- **Work required**
Restate each line of the listing exactly, without carrying over any pictures.

[Entries with chart source code]

________________________________________

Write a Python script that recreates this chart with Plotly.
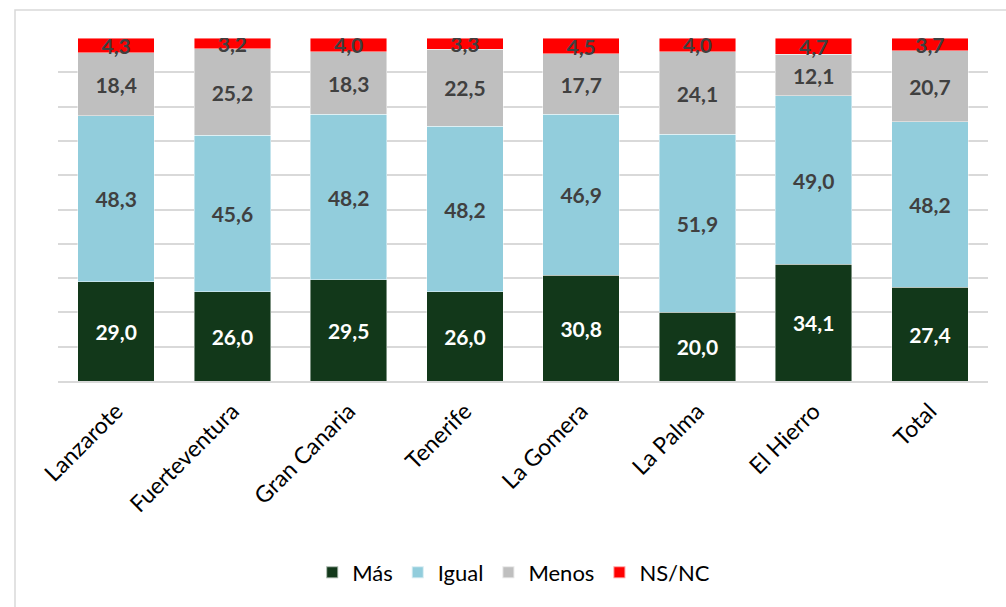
import plotly.graph_objects as go

categories = ["Lanzarote", "Fuerteventura", "Gran Canaria", "Tenerife",
              "La Gomera", "La Palma", "El Hierro", "Total"]
mas = [29.0, 26.0, 29.5, 26.0, 30.8, 20.0, 34.1, 27.4]
igual = [48.3, 45.6, 48.2, 48.2, 46.9, 51.9, 49.0, 48.2]
menos = [18.4, 25.2, 18.3, 22.5, 17.7, 24.1, 12.1, 20.7]
nsnc = [4.3, 3.2, 4.0, 3.3, 4.5, 4.0, 4.7, 3.7]

series = [
    ("Más", mas, "#12381A", "white"),
    ("Igual", igual, "#92CDDC", "#404040"),
    ("Menos", menos, "#BFBFBF", "#404040"),
    ("NS/NC", nsnc, "#FF0000", "#404040"),
]

fig = go.Figure()
for name, vals, color, tcolor in series:
    fig.add_trace(go.Bar(
        name=name, x=categories, y=vals,
        marker=dict(color=color, line=dict(color="rgba(255,255,255,0.6)", width=0.75)),
        text=[f"{v:.1f}".replace(".", ",") for v in vals],
        textposition="inside", insidetextanchor="middle",
        constraintext="none",
        textfont=dict(family="Lato", size=21, color=tcolor, weight="bold"),
    ))

fig.update_layout(
    barmode="stack",
    bargap=0.34,
    width=1006, height=607,
    margin=dict(l=58, r=18, t=38, b=226),
    paper_bgcolor="white", plot_bgcolor="white",
    font=dict(family="Lato", color="black"),
    showlegend=True,
    legend=dict(orientation="h", x=0.49, xanchor="center", y=-0.558, yanchor="middle",
                font=dict(family="Lato", size=22, color="black"),
                itemsizing="constant", traceorder="normal"),
    xaxis=dict(tickangle=-45, tickfont=dict(family="Lato", size=23, color="black"),
               showline=True, linecolor="#D9D9D9", linewidth=1.5,
               ticks="outside", ticklen=6, tickcolor="rgba(0,0,0,0)"),
    yaxis=dict(range=[0, 100], dtick=10, showticklabels=False,
               showgrid=True, gridcolor="#D9D9D9", gridwidth=1.5,
               zeroline=False),
    shapes=[dict(type="rect", xref="paper", yref="paper",
                 x0=(15 - 58) / 930, x1=1.1, y0=-0.8, y1=(381 - 10) / 343,
                 line=dict(color="#D9D9D9", width=1.5), fillcolor="rgba(0,0,0,0)",
                 layer="below")],
)

fig.write_html("out.html", config={"displayModeBar": False},
               post_script="document.body.style.margin='0';")
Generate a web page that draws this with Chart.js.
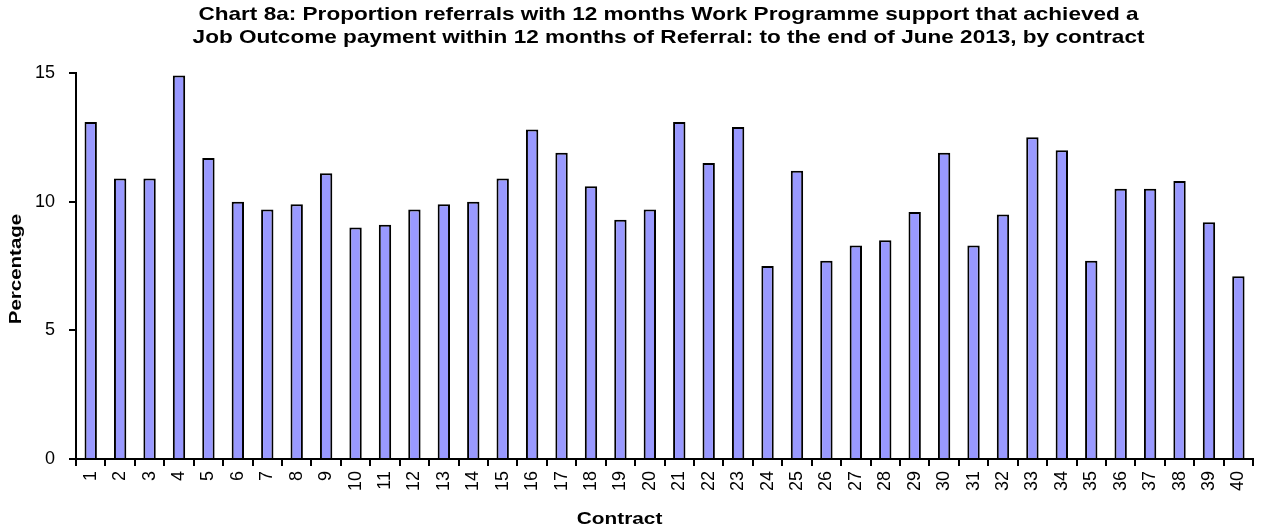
<!DOCTYPE html>
<html>
<head>
<meta charset="utf-8">
<script src="https://cdn.jsdelivr.net/npm/chart.js@4"></script>
<style>
html,body{margin:0;padding:0;background:#fff;}
#wrap{width:1265px;height:532px;position:relative;}
</style>
</head>
<body>
<div id="wrap"><canvas id="c" width="1265" height="532"></canvas></div>
<script>
const categories = Array.from({length:40},(_,i)=>String(i+1));
const percentages = [13.1,10.9,10.9,14.9,11.7,10.0,9.7,9.9,11.1,9.0,
  9.1,9.7,9.9,10.0,10.9,12.8,11.9,10.6,9.3,9.7,
  13.1,11.5,12.9,7.5,11.2,7.7,8.3,8.5,9.6,11.9,
  8.3,9.5,12.5,12.0,7.7,10.5,10.5,10.8,9.2,7.1];
const yTicks = [0,5,10,15];
const titleLines = ["Chart 8a: Proportion referrals with 12 months Work Programme support that achieved a",
  "Job Outcome payment within 12 months of Referral: to the end of June 2013, by contract"];
const xTitle = "Contract";
const yTitle = "Percentage";

const FONT = "'Liberation Sans', Arial, sans-serif";

function stretchedText(ctx, text, x, y, size, sx, rot){
  ctx.save();
  ctx.translate(x, y);
  if (rot) ctx.rotate(rot);
  ctx.scale(sx, 1);
  ctx.font = "bold " + size + "px " + FONT;
  ctx.fillStyle = '#000';
  ctx.textAlign = 'center';
  ctx.textBaseline = 'middle';
  ctx.fillText(text, 0, 0);
  ctx.restore();
}

const textPlugin = {
  id:'customTexts',
  afterDraw(chart){
    const ctx = chart.ctx, a = chart.chartArea;
    const cx = (a.left + a.right)/2 + 4;
    stretchedText(ctx, titleLines[0], cx, 15, 18.5, 1.22, 0);
    stretchedText(ctx, titleLines[1], cx, 38, 18.5, 1.22, 0);
    stretchedText(ctx, xTitle, (a.left + a.right)/2 - 45, 520, 16, 1.3, 0);
    stretchedText(ctx, yTitle, 17, (a.top + a.bottom)/2 + 3, 16, 1.28, -Math.PI/2);
  }
};

new Chart(document.getElementById('c'), {
  type:'bar',
  data:{
    labels:categories,
    datasets:[{
      data:percentages,
      backgroundColor:'#9999FF',
      borderColor:'#000',
      borderWidth:2,
      borderSkipped:'bottom',
      barPercentage:0.42,
      categoryPercentage:1.0
    }]
  },
  options:{
    responsive:false,
    animation:false,
    devicePixelRatio:1,
    layout:{padding:{top:73,right:1,left:0,bottom:0}},
    plugins:{legend:{display:false},title:{display:false},tooltip:{enabled:false}},
    scales:{
      x:{
        offset:true,
        afterFit(scale){ scale.height = 73; },
        grid:{display:true,drawOnChartArea:false,drawTicks:true,tickLength:7,color:'#000',lineWidth:2,offset:true},
        border:{display:true,color:'#000',width:2},
        ticks:{color:'#000',font:{family:FONT,size:18},maxRotation:90,minRotation:90,autoSkip:false,padding:5}
      },
      y:{
        min:0,max:15,
        afterFit(scale){ scale.width = 76; },
        afterBuildTicks(axis){axis.ticks = yTicks.map(v=>({value:v}));},
        grid:{display:true,drawOnChartArea:false,drawTicks:true,tickLength:7,color:'#000',lineWidth:2},
        border:{display:true,color:'#000',width:2},
        ticks:{color:'#000',font:{family:FONT,size:18},padding:14}
      }
    }
  },
  plugins:[textPlugin]
});
</script>
</body>
</html>
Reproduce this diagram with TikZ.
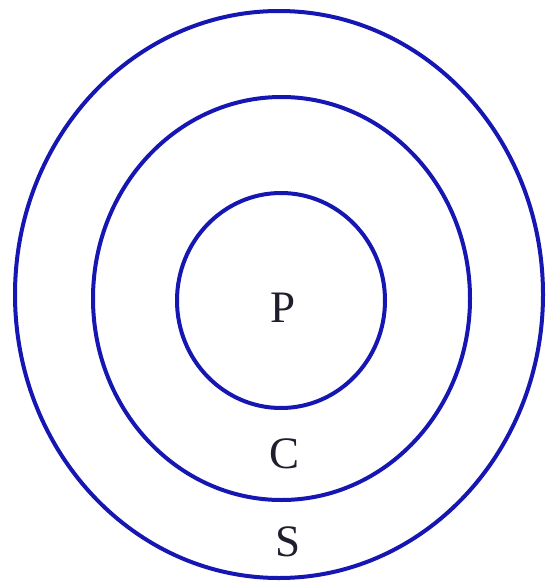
\documentclass[tikz,border=0pt]{standalone}
\usepackage{fontspec}
\setmainfont{Liberation Serif}
\definecolor{ringblue}{RGB}{22,22,178}
\definecolor{labelink}{RGB}{30,30,45}
\begin{document}
\begin{tikzpicture}[x=1pt,y=-1pt,
  ring/.style={draw=ringblue,line width=4pt},
  lbl/.style={text=labelink,font=\fontsize{45}{45}\selectfont,inner sep=0pt}]
\useasboundingbox (0,0) rectangle (551,586);
\draw[ring] (279,294.5) ellipse [x radius=264, y radius=283.5];
\draw[ring] (281.5,298.5) ellipse [x radius=188.5, y radius=201.5];
\draw[ring] (281,300.5) ellipse [x radius=104, y radius=107.5];
\node[lbl] (p) at (283,308) {P};
\node[lbl] (c) at (285,453.5) {C};
\node[lbl] (s) at (288.5,542) {S};
\end{tikzpicture}
\end{document}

________________________________________

- **Full solution**
Write a Python script that recreates this chart with Plotly.
import plotly.graph_objects as go

categories = ["Lanzarote", "Fuerteventura", "Gran Canaria", "Tenerife",
              "La Gomera", "La Palma", "El Hierro", "Total"]
mas = [29.0, 26.0, 29.5, 26.0, 30.8, 20.0, 34.1, 27.4]
igual = [48.3, 45.6, 48.2, 48.2, 46.9, 51.9, 49.0, 48.2]
menos = [18.4, 25.2, 18.3, 22.5, 17.7, 24.1, 12.1, 20.7]
nsnc = [4.3, 3.2, 4.0, 3.3, 4.5, 4.0, 4.7, 3.7]

series = [
    ("Más", mas, "#12381A", "white"),
    ("Igual", igual, "#92CDDC", "#404040"),
    ("Menos", menos, "#BFBFBF", "#404040"),
    ("NS/NC", nsnc, "#FF0000", "#404040"),
]

fig = go.Figure()
for name, vals, color, tcolor in series:
    fig.add_trace(go.Bar(
        name=name, x=categories, y=vals,
        marker=dict(color=color, line=dict(color="rgba(255,255,255,0.6)", width=0.75)),
        text=[f"{v:.1f}".replace(".", ",") for v in vals],
        textposition="inside", insidetextanchor="middle",
        constraintext="none",
        textfont=dict(family="Lato", size=21, color=tcolor, weight="bold"),
    ))

fig.update_layout(
    barmode="stack",
    bargap=0.34,
    width=1006, height=607,
    margin=dict(l=58, r=18, t=38, b=226),
    paper_bgcolor="white", plot_bgcolor="white",
    font=dict(family="Lato", color="black"),
    showlegend=True,
    legend=dict(orientation="h", x=0.49, xanchor="center", y=-0.558, yanchor="middle",
                font=dict(family="Lato", size=22, color="black"),
                itemsizing="constant", traceorder="normal"),
    xaxis=dict(tickangle=-45, tickfont=dict(family="Lato", size=23, color="black"),
               showline=True, linecolor="#D9D9D9", linewidth=1.5,
               ticks="outside", ticklen=6, tickcolor="rgba(0,0,0,0)"),
    yaxis=dict(range=[0, 100], dtick=10, showticklabels=False,
               showgrid=True, gridcolor="#D9D9D9", gridwidth=1.5,
               zeroline=False),
    shapes=[dict(type="rect", xref="paper", yref="paper",
                 x0=(15 - 58) / 930, x1=1.1, y0=-0.8, y1=(381 - 10) / 343,
                 line=dict(color="#D9D9D9", width=1.5), fillcolor="rgba(0,0,0,0)",
                 layer="below")],
)

fig.write_html("out.html", config={"displayModeBar": False},
               post_script="document.body.style.margin='0';")
Generate a web page that draws this with Chart.js.
<!DOCTYPE html>
<html>
<head>
<meta charset="utf-8">
<script src="https://cdn.jsdelivr.net/npm/chart.js@4"></script>
<style>
html,body{margin:0;padding:0;background:#fff;}
#wrap{width:1265px;height:532px;position:relative;}
</style>
</head>
<body>
<div id="wrap"><canvas id="c" width="1265" height="532"></canvas></div>
<script>
const categories = Array.from({length:40},(_,i)=>String(i+1));
const percentages = [13.1,10.9,10.9,14.9,11.7,10.0,9.7,9.9,11.1,9.0,
  9.1,9.7,9.9,10.0,10.9,12.8,11.9,10.6,9.3,9.7,
  13.1,11.5,12.9,7.5,11.2,7.7,8.3,8.5,9.6,11.9,
  8.3,9.5,12.5,12.0,7.7,10.5,10.5,10.8,9.2,7.1];
const yTicks = [0,5,10,15];
const titleLines = ["Chart 8a: Proportion referrals with 12 months Work Programme support that achieved a",
  "Job Outcome payment within 12 months of Referral: to the end of June 2013, by contract"];
const xTitle = "Contract";
const yTitle = "Percentage";

const FONT = "'Liberation Sans', Arial, sans-serif";

function stretchedText(ctx, text, x, y, size, sx, rot){
  ctx.save();
  ctx.translate(x, y);
  if (rot) ctx.rotate(rot);
  ctx.scale(sx, 1);
  ctx.font = "bold " + size + "px " + FONT;
  ctx.fillStyle = '#000';
  ctx.textAlign = 'center';
  ctx.textBaseline = 'middle';
  ctx.fillText(text, 0, 0);
  ctx.restore();
}

const textPlugin = {
  id:'customTexts',
  afterDraw(chart){
    const ctx = chart.ctx, a = chart.chartArea;
    const cx = (a.left + a.right)/2 + 4;
    stretchedText(ctx, titleLines[0], cx, 15, 18.5, 1.22, 0);
    stretchedText(ctx, titleLines[1], cx, 38, 18.5, 1.22, 0);
    stretchedText(ctx, xTitle, (a.left + a.right)/2 - 45, 520, 16, 1.3, 0);
    stretchedText(ctx, yTitle, 17, (a.top + a.bottom)/2 + 3, 16, 1.28, -Math.PI/2);
  }
};

new Chart(document.getElementById('c'), {
  type:'bar',
  data:{
    labels:categories,
    datasets:[{
      data:percentages,
      backgroundColor:'#9999FF',
      borderColor:'#000',
      borderWidth:2,
      borderSkipped:'bottom',
      barPercentage:0.42,
      categoryPercentage:1.0
    }]
  },
  options:{
    responsive:false,
    animation:false,
    devicePixelRatio:1,
    layout:{padding:{top:73,right:1,left:0,bottom:0}},
    plugins:{legend:{display:false},title:{display:false},tooltip:{enabled:false}},
    scales:{
      x:{
        offset:true,
        afterFit(scale){ scale.height = 73; },
        grid:{display:true,drawOnChartArea:false,drawTicks:true,tickLength:7,color:'#000',lineWidth:2,offset:true},
        border:{display:true,color:'#000',width:2},
        ticks:{color:'#000',font:{family:FONT,size:18},maxRotation:90,minRotation:90,autoSkip:false,padding:5}
      },
      y:{
        min:0,max:15,
        afterFit(scale){ scale.width = 76; },
        afterBuildTicks(axis){axis.ticks = yTicks.map(v=>({value:v}));},
        grid:{display:true,drawOnChartArea:false,drawTicks:true,tickLength:7,color:'#000',lineWidth:2},
        border:{display:true,color:'#000',width:2},
        ticks:{color:'#000',font:{family:FONT,size:18},padding:14}
      }
    }
  },
  plugins:[textPlugin]
});
</script>
</body>
</html>
Reproduce this diagram with TikZ.
\documentclass[tikz,border=0pt]{standalone}
\usepackage{fontspec}
\setmainfont{Liberation Serif}
\definecolor{ringblue}{RGB}{22,22,178}
\definecolor{labelink}{RGB}{30,30,45}
\begin{document}
\begin{tikzpicture}[x=1pt,y=-1pt,
  ring/.style={draw=ringblue,line width=4pt},
  lbl/.style={text=labelink,font=\fontsize{45}{45}\selectfont,inner sep=0pt}]
\useasboundingbox (0,0) rectangle (551,586);
\draw[ring] (279,294.5) ellipse [x radius=264, y radius=283.5];
\draw[ring] (281.5,298.5) ellipse [x radius=188.5, y radius=201.5];
\draw[ring] (281,300.5) ellipse [x radius=104, y radius=107.5];
\node[lbl] (p) at (283,308) {P};
\node[lbl] (c) at (285,453.5) {C};
\node[lbl] (s) at (288.5,542) {S};
\end{tikzpicture}
\end{document}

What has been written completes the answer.